In practice, things are never that simple, of course. I think I've mentioned here before how some of the major science publishers have only just begun opening their archives to text mining. There's also the issue of images: current software can usually handle text without serious issues but extracting meaningful data from figures is conceptually problematic. Scientists just aren't consistent when it comes to presenting their data. That's a good thing, really, as it they often have to focus on different aspects of their results; nature (or Nature, for that matter) just isn't always as consistent as we'd like it to be.

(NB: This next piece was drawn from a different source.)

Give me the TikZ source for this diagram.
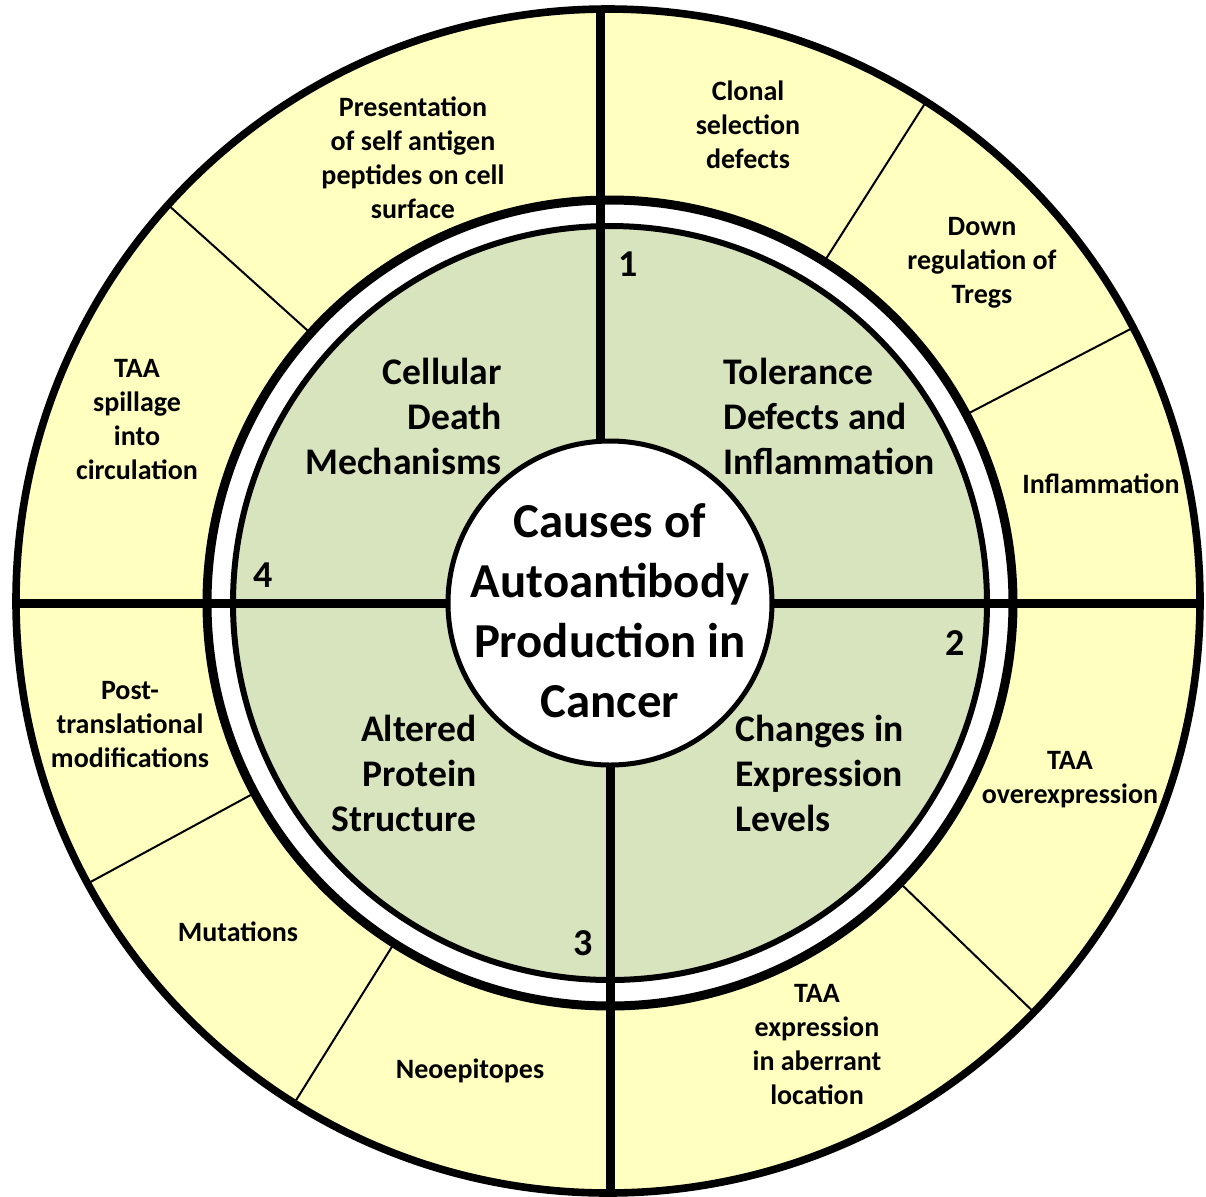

A paper posted to arXiv recently by Kuhn et al proposes one strategy for extracting data from images in scientific papers. They focused on gel images. These kinds of figures are great because they're generally just photos with sets of horizontal bands in them. The placement of the bands determines their relative size, so as long as a size standard is present, there's one bit of easy data already. The tricky part is knowing what's actually present on the gel. Even when we know that, the gel images are often too data-rich to tease apart every apparent result. As the authors say, "...the text rarely mentions all these relations in an explicit way, and the image is therefore the only accessible source."
So how well does it work? Not terribly well yet, at least because it's still incomplete. The issue of inconsistent labeling remains; the authors' approach works passably as long as figures are neatly labeled with gene or protein names. This kind of approach and others like it may eventually mean authors have to consider image mining when designing figures. They could, of course, just have fun with the image mining and write out all their labels by hand.